El padre José y el padre José María forman parte de mi infancia, como el Santuario de la Virgen de la Fuensanta. En el colegio de la SAFA donde me desbravé en los setenta daba cada sábado misa un trinitario. Eran sábados de oración y fútbol. En cuanto el sacerdote impartía la bendición los niños comenzábamos a rematar saques de esquina. Entonces creía que la media hora del sermón era el peaje que tenía que pagar por divertirme, pero hoy sé que la alegría con que jugaba se derivaba de mi pertenencia a un mundo en el que Dios estaba presente.
Si añoro aquella época no es porque eche de menos la niñez, sino porque echo de menos la atmósfera en que crecí. Cuando regreso a Villanueva del Arzobispo intento recuperar mis pasos antiguos, ponerme de nuevo en los zapatos de niño pobre bien criado. No siempre lo logro, pero cuando subo al Santuario recupero aquella sensación de dicha. Por eso me ha entristecido la noticia de que la orden trinitaria que dirige tiene previsto abandonar el lugar por falta de vocaciones. Está en su derecho, pero le propongo que antes de hacerlo cuente setenta veces siete. 

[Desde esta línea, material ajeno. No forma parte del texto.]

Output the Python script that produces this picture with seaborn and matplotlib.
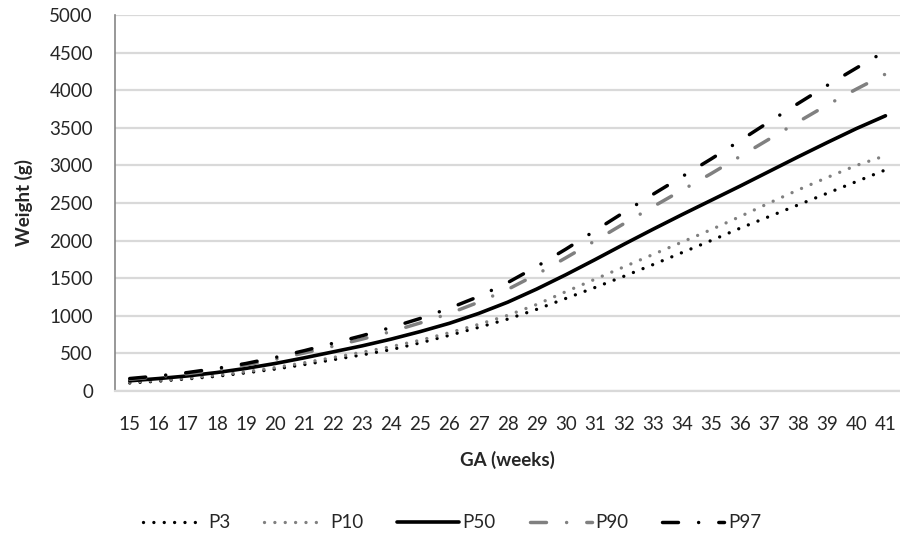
import matplotlib
matplotlib.use("Agg")
import matplotlib.pyplot as plt
import seaborn as sns

# -----------------------------
# Data
# -----------------------------
weeks = list(range(15, 42))

p3 = [105, 130, 160, 195, 240, 290, 350, 415, 480, 550, 640, 740, 845, 955,
      1085, 1230, 1375, 1525, 1680, 1840, 2000, 2165, 2320, 2475, 2630, 2785, 2940]
p10 = [115, 140, 170, 210, 255, 310, 375, 445, 515, 590, 675, 775, 885, 1005,
       1150, 1320, 1485, 1650, 1815, 1980, 2145, 2320, 2500, 2675, 2840, 3000, 3130]
p50 = [135, 165, 200, 245, 300, 365, 440, 520, 600, 690, 790, 900, 1030, 1180,
       1355, 1545, 1745, 1950, 2150, 2345, 2535, 2725, 2920, 3115, 3305, 3490, 3660]
p90 = [155, 190, 230, 280, 345, 420, 505, 595, 690, 790, 905, 1030, 1180, 1350,
       1550, 1770, 1995, 2225, 2450, 2670, 2890, 3120, 3350, 3580, 3805, 4015, 4215]
p97 = [165, 200, 245, 300, 365, 445, 535, 635, 735, 845, 965, 1100, 1255, 1440,
       1655, 1885, 2130, 2375, 2615, 2850, 3085, 3330, 3580, 3825, 4065, 4295, 4520]

labels = ["P3", "P10", "P50", "P90", "P97"]
series = [p3, p10, p50, p90, p97]
yticks = list(range(0, 5001, 500))

# -----------------------------
# Styles
# -----------------------------
GRAY = "#808080"
TEXT = "#262626"
dot = (0, (0.01, 3.1))
dash_dot = (0, (4.6, 5.8, 0.01, 5.8))
styles = {
    "P3": dict(color="black", linestyle=dot, lw=2.4),
    "P10": dict(color=GRAY, linestyle=dot, lw=2.4),
    "P50": dict(color="black", linestyle="-", lw=2.6),
    "P90": dict(color=GRAY, linestyle=dash_dot, lw=2.5),
    "P97": dict(color="black", linestyle=dash_dot, lw=2.5),
}

sns.set_style("white")
plt.rcParams["font.family"] = ["Lato", "DejaVu Sans"]

fig = plt.figure(figsize=(9, 5.37), dpi=100)
ax = fig.add_axes([0.128, 0.272, 0.872, 0.700])

for name, vals in zip(labels, series):
    sns.lineplot(x=weeks, y=vals, ax=ax, label=name,
                 dash_capstyle="round", solid_capstyle="round", **styles[name])

ax.set_xlim(14.5, 41.5)
ax.set_ylim(0, 5000)
ax.set_xticks(weeks)
ax.set_yticks(yticks)
ax.tick_params(axis="x", length=0, pad=18, labelsize=13.5, labelcolor=TEXT)
ax.tick_params(axis="y", length=6, width=1.2, color="#868686", pad=10,
               labelsize=13.5, labelcolor=TEXT)
ax.grid(axis="y", color="#d9d9d9", lw=1.6)
ax.set_axisbelow(True)

for s in ["top", "right"]:
    ax.spines[s].set_visible(False)
ax.spines["left"].set_color("#868686")
ax.spines["left"].set_linewidth(1.2)
ax.spines["bottom"].set_color("#d9d9d9")
ax.spines["bottom"].set_linewidth(1.6)

ax.set_xlabel("GA (weeks)", fontsize=13.5, fontweight="bold", color=TEXT)
ax.set_ylabel("Weight (g)", fontsize=13.5, fontweight="bold", color=TEXT)
ax.xaxis.set_label_coords(0.5, -0.16)
ax.yaxis.set_label_coords(-0.105, 0.5)

ax.legend(loc="center", bbox_to_anchor=(0.429, -0.351), ncol=5, frameon=False,
          fontsize=13.5, handlelength=3.3, columnspacing=1.8, handletextpad=0.2,
          labelcolor=TEXT)

fig.savefig("out.png", dpi=100)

Jesús dijo que el reino de los cielos es como un grano de mostaza que crece hasta el punto de que las aves se cobijan en él. Es cierto que faltan vocaciones, pero cada sacerdote es el grano de mostaza que nos cobija a nosotros, los fieles. Y no hay que dejar a los fieles a la intemperie. Sé que la decisión de abandonar el Santuario está bien fundamentada, pero también que ninguna decisión es inamovible, que nada es irremediable. Ni siquiera la muerte, cuyo remedio, usted lo sabe, es la vida eterna.